The .get() method proves invaluable in numerous real-world applications. Imagine building a web application that customizes user experiences based on preferences stored in a dictionary. By leveraging the .get() method, you can easily retrieve user settings while ensuring your application has fallback options.

Consider an online shopping platform where user preferences are stored as a dictionary:

user_preferences = {'currency': 'USD', 'language': 'en'}
current_currency = user_preferences.get('currency', 'USD')  # Default value is USD
current_language = user_preferences.get('language', 'en')  # Default value is English

In this case, if a user hasn’t set a language preference, the application defaults to English, providing a seamless shopping experience. This ensures users feel comfortable navigating the site, enhancing overall user engagement.

Similarly, the .get() method can be particularly useful in web scraping applications where you’re fetching data from variable HTML structures. When scraping, the presence of certain attributes might not be guaranteed due to changes in the web page’s design. Implementing .get() can help manage this variable structure and prevent errors from crashing your script.

Comparing .get() with Other Dictionary Access Methods

While .get() is exceptional in its own right, it is essential to understand how it compares to other methods of accessing dictionary values.
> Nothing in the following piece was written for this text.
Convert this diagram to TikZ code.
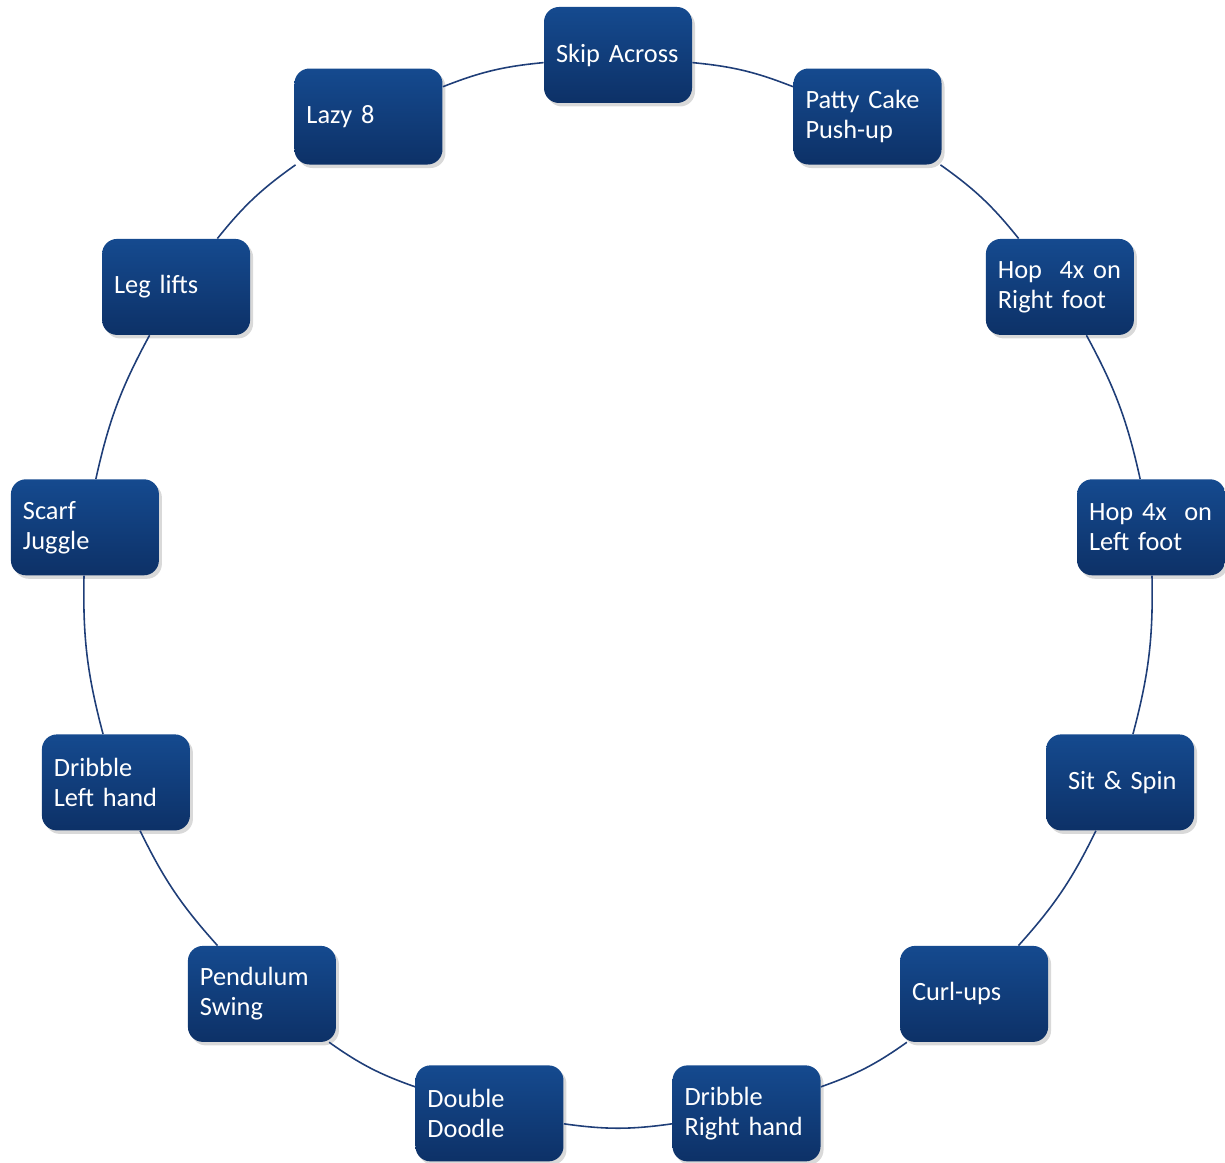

The standard approach to access a dictionary would be to use the syntax my_dict[key]. However, this method will raise a KeyError if the key does not exist:

my_dict = {'name': 'Alice'}
name = my_dict['name']  # Returns 'Alice'
age = my_dict['age']  # Raises KeyError

As demonstrated here, if you attempt to access ‘age’ without checking for its existence, a KeyError will stop your code. This may be acceptable in some scenarios, but if your application needs to function smoothly regardless of data availability, .get() is the better choice.

Another alternative is using the in keyword to check for the key’s existence before accessing it:

if 'age' in my_dict:
    age = my_dict['age']
else:
    age = None

This method avoids raising an error but can lead to more verbose code. In contrast, the .get() method combines checking and retrieving in a single line, which promotes code conciseness and readability.
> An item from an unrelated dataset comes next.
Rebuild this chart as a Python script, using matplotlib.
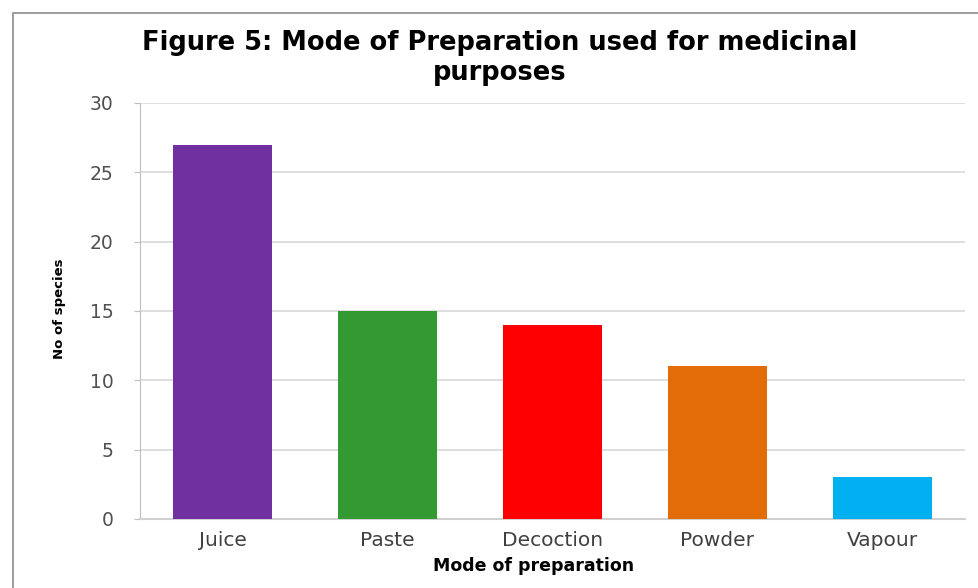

Performance Considerations

When it comes to performance, the difference between using .get() and direct key access is negligible for most practical applications. Since both methods operate in average constant time, the choice often comes down to which approach promotes code clarity and reliability. However, if you are performing bulk operations where you access multiple keys in a large dictionary, it might be worth benchmarking both methods to see if there are any significant differences in execution time.
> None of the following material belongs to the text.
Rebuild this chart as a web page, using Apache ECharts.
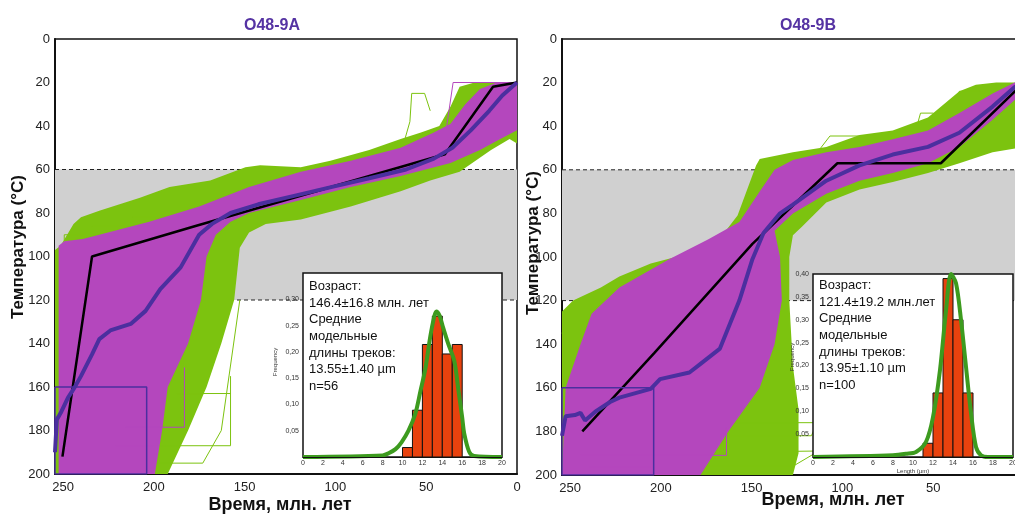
<!DOCTYPE html>
<html lang="ru">
<head>
<meta charset="utf-8">
<title>O48-9A / O48-9B</title>
<script src="https://cdn.jsdelivr.net/npm/echarts@6/dist/echarts.min.js"></script>
<style>html,body{margin:0;padding:0;background:#fff}#main{width:1015px;height:518px}</style>
</head>
<body>
<div id="main"></div>
<script>
// оси: время (млн. лет) и температура (°C)
var timeRange = [0, 254.5];
var tempRange = [0, 200];
var bandTemps = [60, 120];

// ---------- O48-9A ----------
var bestA = [[250.4,192],[234.1,100],[177.1,86],[39.7,53],[13.2,22],[0,20]];
var meanA = [[254.5,190],[253.5,175],[251.4,172],[247.4,165],[244.3,161],[240.2,155],[234.1,145],[230.1,138],[224,134],[212.8,131],[204.6,125],[196.5,115],[185.3,105],[175.1,90],[168,85],[157.8,80],[142.5,76],[122.2,72],[101.8,68],[81.4,64],[61.1,60],[45.8,55],[35.6,50],[25.5,42],[15.3,33],[8.1,26],[0,20]];
var greenA = [[254.5,200],[254.5,97],[251.4,95],[244.3,85],[240.2,82],[230.1,79],[207.7,73],[191.4,68],[169,65],[149.6,59],[141.5,58],[119.1,59],[102.8,56],[81.4,51],[64.1,46],[52.9,43],[42.8,40],[36.6,31],[31.6,22],[23.4,20],[0,20],
  [0,48],[4.1,46],[14.3,51],[31.6,61],[47.8,65],[64.1,70],[91.6,77],[119.1,83],[138.4,85],[147.6,89],[152.7,96],[155.8,120],[162.9,140],[171,160],[181.2,180],[192.4,200]];
var magentaA = [[252.5,200],[252.5,95],[249.4,93],[239.2,92],[230.1,90],[202.6,84],[175.1,77],[147.6,68],[119.1,61],[91.6,56],[64.1,50],[45.8,43],[36.6,39],[28.5,30],[20.4,23],[11.2,20],[0,20],
  [0,42],[9.2,46],[20.4,51],[36.6,57],[64.1,63],[91.6,68],[119.1,74],[147.6,80],[157.8,84],[165.9,90],[171,100],[174.1,120],[181.2,140],[192.4,160],[195.5,180],[199.5,200]];
var greenLinesA = [
  [[220.9,187],[157.8,187],[157.8,155]],
  [[187.3,163],[157.8,163]],
  [[208.7,195],[173.1,195],[162.9,180],[152.7,120]],
  [[63.1,50],[59,38],[58,25],[50.9,25],[47.8,33]],
  [[33.6,45],[28.5,44],[24.4,26],[18.3,24]],
  [[122.2,62],[109.9,59],[91.6,59],[86.5,56]],
  [[234.1,99],[234.1,86],[213.8,86],[211.7,82],[188.3,82]],
  [[249.4,100],[249.4,90],[239.2,90]]
];
var magentaLinesA = [
  [[215.8,178.5],[183.2,178.5],[183.2,151]],
  [[220.9,187],[200.5,187]],
  [[38.7,40],[35.2,20],[0,20]]
];
var binsA = [10, 11, 12, 13, 14, 15];
var freqA = [0.018, 0.089, 0.214, 0.268, 0.196, 0.214];
var fitA = [[0,0],[8,0.003],[8.6,0.007],[9.3,0.015],[9.9,0.028],[10.6,0.05],[11.3,0.083],[11.8,0.125],[12.3,0.168],[12.8,0.23],[13.2,0.268],[13.4,0.277],[13.7,0.27],[14.1,0.245],[14.6,0.215],[15.2,0.183],[15.6,0.13],[16.0,0.075],[16.2,0.045],[16.7,0.01],[17.2,0.002],[20,0]];
var textA = 'Возраст:\n146.4±16.8 млн. лет\nСредние\nмодельные\nдлины треков:\n13.55±1.40 µm\nn=56';

// ---------- O48-9B ----------
var bestB = [[243.3,180],[203.6,144],[149.6,94],[102.8,57],[45.8,57],[0,20]];
var meanB = [[254.5,182],[252.5,173],[247.4,172.5],[244.3,171.5],[241.8,175],[236.2,171],[228,166.5],[222.9,164.5],[205.6,160.5],[200.5,156],[184.3,153],[178.2,149],[167.5,142],[156.8,120],[149.6,101],[143.5,89],[134.4,80],[127.3,76],[108.9,65],[90.6,58],[72.3,53],[52.9,49.5],[35.6,43],[17.3,31],[5.1,22],[0,20]];
var greenB = [[254.5,200],[254.5,125],[248.4,120],[233.1,114],[222.9,109],[205.6,103],[178.2,97],[168,92],[157.8,81],[147.6,58],[145.6,55],[127.3,52],[108.9,49.5],[90.6,44],[72.3,42],[52.9,36],[35.6,24],[26.5,21],[15.3,20],[0,20],
  [0,49.5],[17.3,52],[35.6,57],[52.9,61.5],[72.3,65.6],[90.6,69],[108.9,75],[122.2,86],[127.3,90],[129.3,100],[129.3,120],[128.3,135],[127.3,150],[124.2,170],[124.2,190],[127.3,200]];
var magentaB = [[254.5,200],[252.5,160],[244.3,140],[238.2,126],[222.9,114],[195.5,101],[174.1,92],[156.8,84],[145.6,70],[137.4,60],[127.3,55.5],[108.9,52],[90.6,49.5],[72.3,46],[52.9,42],[35.6,34],[17.3,25],[5.1,20],[0,20],
  [0,22],[5.1,28],[17.3,37],[35.6,49.5],[52.9,57],[72.3,61.5],[90.6,65],[108.9,71],[127.3,80],[137.4,88],[134.4,100],[133.4,120],[137.4,140],[145.6,160],[162.9,180],[178.2,200]];
var greenLinesB = [
  [[201.6,196],[127.3,196],[104.9,185],[103.8,150]],
  [[203.6,190],[114,189],[101.8,165],[105.9,140]],
  [[193.4,182],[117.1,182],[109.9,168]],
  [[168,176],[105.9,176],[102.8,158]],
  [[112,50],[106.9,44.5],[84.5,44.5],[81.4,48]],
  [[59,40],[57,34],[49.9,34],[47.8,38]],
  [[37.7,30],[35.6,24],[24.4,24]],
  [[254.5,135],[249.4,126],[236.2,124],[232.1,118],[218.9,114]]
];
var magentaLinesB = [
  [[244.3,191],[163.9,191],[163.9,178],[152.7,160]],
  [[239.2,196.5],[205.6,196.5]]
];
var binsB = [11, 12, 13, 14, 15];
var freqB = [0.03, 0.14, 0.39, 0.30, 0.14];
var fitB = [[0,0],[8,0.004],[9.3,0.007],[10.3,0.011],[11.3,0.033],[12,0.087],[12.7,0.19],[13.3,0.32],[13.8,0.40],[14.3,0.38],[14.8,0.30],[15.3,0.197],[15.8,0.096],[16.3,0.022],[16.8,0.004],[17.5,0],[20,0]];
var textB = 'Возраст:\n121.4±19.2 млн.лет\nСредние\nмодельные\nдлины треков:\n13.95±1.10 µm\nn=100';

// окно ограничений (синяя рамка)
var boxCorners = [[254.5,160],[204,160],[204,200],[254.5,200],[254.5,160]];

var GREEN = '#7cc30f', MAGENTA = '#b447bd', BLUE = '#4b2f9f';
var FONT = 'Liberation Sans, Arial, sans-serif';

function poly(g, pts, color, z) {
    return {
        type: 'custom', xAxisIndex: g, yAxisIndex: g, z: z, silent: true, clip: true,
        data: [[pts[0][0], pts[0][1]]],
        renderItem: function (params, api) {
            return {type: 'polygon', shape: {points: pts.map(function (p) { return api.coord(p); })}, style: {fill: color}};
        }
    };
}
function path(g, pts, color, width, z, dash) {
    return {
        type: 'line', xAxisIndex: g, yAxisIndex: g, data: pts, symbol: 'none', z: z, silent: true,
        lineStyle: {color: color, width: width, type: dash || 'solid'}
    };
}
function bars(g, bins, freq) {
    return {
        type: 'custom', xAxisIndex: g, yAxisIndex: g, z: 11, silent: true,
        data: bins.map(function (b, i) { return [b, freq[i]]; }),
        renderItem: function (params, api) {
            var a = api.coord([api.value(0), api.value(1)]);
            var b = api.coord([api.value(0) + 1, 0]);
            return {type: 'rect', shape: {x: a[0], y: a[1], width: b[0] - a[0], height: b[1] - a[1]},
                style: {fill: '#e8420e', stroke: '#111', lineWidth: 1}};
        }
    };
}
function insetBg(g, ymax) {
    return {
        type: 'custom', xAxisIndex: g, yAxisIndex: g, z: 10, silent: true, data: [[0, 0]],
        renderItem: function (params, api) {
            var a = api.coord([0, ymax]), b = api.coord([20, 0]);
            return {type: 'rect', shape: {x: a[0], y: a[1], width: b[0] - a[0], height: b[1] - a[1]},
                style: {fill: '#fff', stroke: '#111', lineWidth: 1.5}};
        }
    };
}

function panel(g, green, magenta, gLines, mLines, best, mean) {
    var t1 = timeRange[1], s = [];
    s.push(poly(g, [[t1,bandTemps[0]],[0,bandTemps[0]],[0,bandTemps[1]],[t1,bandTemps[1]]], '#d0d0d0', 1));
    s.push(path(g, [[t1,bandTemps[0]],[0,bandTemps[0]]], '#222', 1, 1, [4, 3]));
    s.push(path(g, [[t1,bandTemps[1]],[0,bandTemps[1]]], '#222', 1, 1, [4, 3]));
    s.push(poly(g, green, GREEN, 2));
    gLines.forEach(function (l) { s.push(path(g, l, GREEN, 1, 2)); });
    s.push(poly(g, magenta, MAGENTA, 3));
    mLines.forEach(function (l) { s.push(path(g, l, MAGENTA, 1, 3)); });
    s.push(path(g, best, '#000', 2.5, 4));
    s.push(path(g, mean, BLUE, 4, 5));
    s.push(path(g, boxCorners, BLUE, 1.5, 5));
    return s;
}

var series = [].concat(
    panel(0, greenA, magentaA, greenLinesA, magentaLinesA, bestA, meanA),
    panel(1, greenB, magentaB, greenLinesB, magentaLinesB, bestB, meanB),
    [insetBg(2, 0.35), bars(2, binsA, freqA), path(2, fitA, '#3d9b1f', 4, 12),
     insetBg(3, 0.40), bars(3, binsB, freqB), path(3, fitB, '#3d9b1f', 4, 12)]
);
series.forEach(function (s) { if (s.type === 'line' && s.xAxisIndex >= 2) s.smooth = 0.3; });

function mainX(g) {
    return {type: 'value', gridIndex: g, min: timeRange[0], max: timeRange[1], interval: 50, inverse: true,
        axisLine: {onZero: false, lineStyle: {color: '#111', width: 2}}, axisTick: {show: false}, splitLine: {show: false},
        axisLabel: {fontFamily: FONT, fontSize: 13, color: '#222', margin: 7, showMaxLabel: false}};
}
function mainY(g) {
    return {type: 'value', gridIndex: g, min: tempRange[0], max: tempRange[1], interval: 20, inverse: true,
        axisLine: {onZero: false, lineStyle: {color: '#111', width: 2}}, axisTick: {show: false}, splitLine: {show: false},
        axisLabel: {fontFamily: FONT, fontSize: 13, color: '#222', margin: 5}};
}
function insetX(g) {
    return {type: 'value', gridIndex: g, min: 0, max: 20, interval: 2, z: 20,
        axisLine: {onZero: false, lineStyle: {color: '#111', width: 1}}, axisTick: {show: false}, splitLine: {show: false},
        axisLabel: {fontFamily: FONT, fontSize: 7, color: '#333', margin: 3}};
}
function insetY(g, max, showMax) {
    return {type: 'value', gridIndex: g, min: 0, max: max, interval: 0.05, z: 20,
        axisLine: {show: false}, axisTick: {show: false}, splitLine: {show: false},
        axisLabel: {fontFamily: FONT, fontSize: 7, color: '#333', margin: 4, showMaxLabel: showMax,
            formatter: function (v) { return v === 0 ? '' : v.toFixed(2).replace('.', ','); }}};
}

function txt(x, y, text, font, color, rot, align) {
    return {type: 'text', x: x, y: y, rotation: rot || 0, z: 100,
        style: {text: text, font: font, fill: color || '#111', textAlign: align || 'center', textVerticalAlign: 'middle'}};
}

var chart = echarts.init(document.getElementById('main'));
chart.setOption({
    backgroundColor: '#fff',
    animation: false,
    grid: [
        {left: 55, top: 39, width: 462, height: 435, show: true, borderColor: '#111', borderWidth: 1.5, outerBoundsMode: 'none'},
        {left: 562, top: 39, width: 462, height: 436, show: true, borderColor: '#111', borderWidth: 1.5, outerBoundsMode: 'none'},
        {left: 303, top: 273, width: 199, height: 184, outerBoundsMode: 'none'},
        {left: 813, top: 274, width: 200, height: 183, outerBoundsMode: 'none'}
    ],
    xAxis: [mainX(0), mainX(1), insetX(2), insetX(3)],
    yAxis: [mainY(0), mainY(1), insetY(2, 0.35, false), insetY(3, 0.40, true)],
    series: series,
    graphic: [
        txt(272, 26, 'O48-9A', 'bold 16px ' + FONT, '#5533a3'),
        txt(808, 26, 'O48-9B', 'bold 16px ' + FONT, '#5533a3'),
        txt(18, 247, 'Температура (°C)', 'bold 17px ' + FONT, '#111', Math.PI / 2),
        txt(533, 243, 'Температура (°C)', 'bold 17px ' + FONT, '#111', Math.PI / 2),
        txt(280, 505, 'Время, млн. лет', 'bold 18px ' + FONT),
        txt(833, 500, 'Время, млн. лет', 'bold 18px ' + FONT),
        {type: 'text', x: 309, y: 278, z: 100, style: {text: textA, font: '13px ' + FONT, fill: '#111', lineHeight: 16.7}},
        {type: 'text', x: 819, y: 277, z: 100, style: {text: textB, font: '13px ' + FONT, fill: '#111', lineHeight: 16.7}},
        txt(275, 362, 'Frequency', '6px ' + FONT, '#333', Math.PI / 2),
        txt(792, 357, 'Frequency', '6px ' + FONT, '#333', Math.PI / 2),
        txt(913, 471, 'Length (µm)', '6px ' + FONT, '#333')
    ]
});
</script>
</body>
</html>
Also, while using .get() can prevent exceptions for missing keys, excessive reliance on defaults can sometimes mask issues in your data. If you find yourself frequently using .get() with defaults, it could be a sign to reevaluate how your dictionary data is being populated, as it may indicate incomplete or missing data that should be addressed upstream.

Overall, though, the benefits of clarity and safety gained by using the .get() method outweigh any possible marginal performance concerns for typical use cases.

Conclusion

The .get() method is a powerful ally when working with Python dictionaries, providing a simple and effective solution for accessing values while safeguarding against errors. It’s versatile enough for a wide range of applications, from user preference management in applications to data retrieval in web scraping scenarios.

By understanding and implementing .get() in your own Python projects, you enhance both the robustness and readability of your code. As you continue your journey in the programming world, mastering such methods will enable you to write more efficient and error-resistant Python code. At SucceedPython.com, our goal is to empower you through knowledge so that you can create sophisticated and resilient applications.

As you dive deeper into Python, don’t shy away from experimenting with the .get() method and seeing its potential in your work. Whether you’re a beginner seeking guidance or an experienced developer looking for advanced techniques, mastering the nuances of dictionary handling with .get() will improve your overall programming skill set.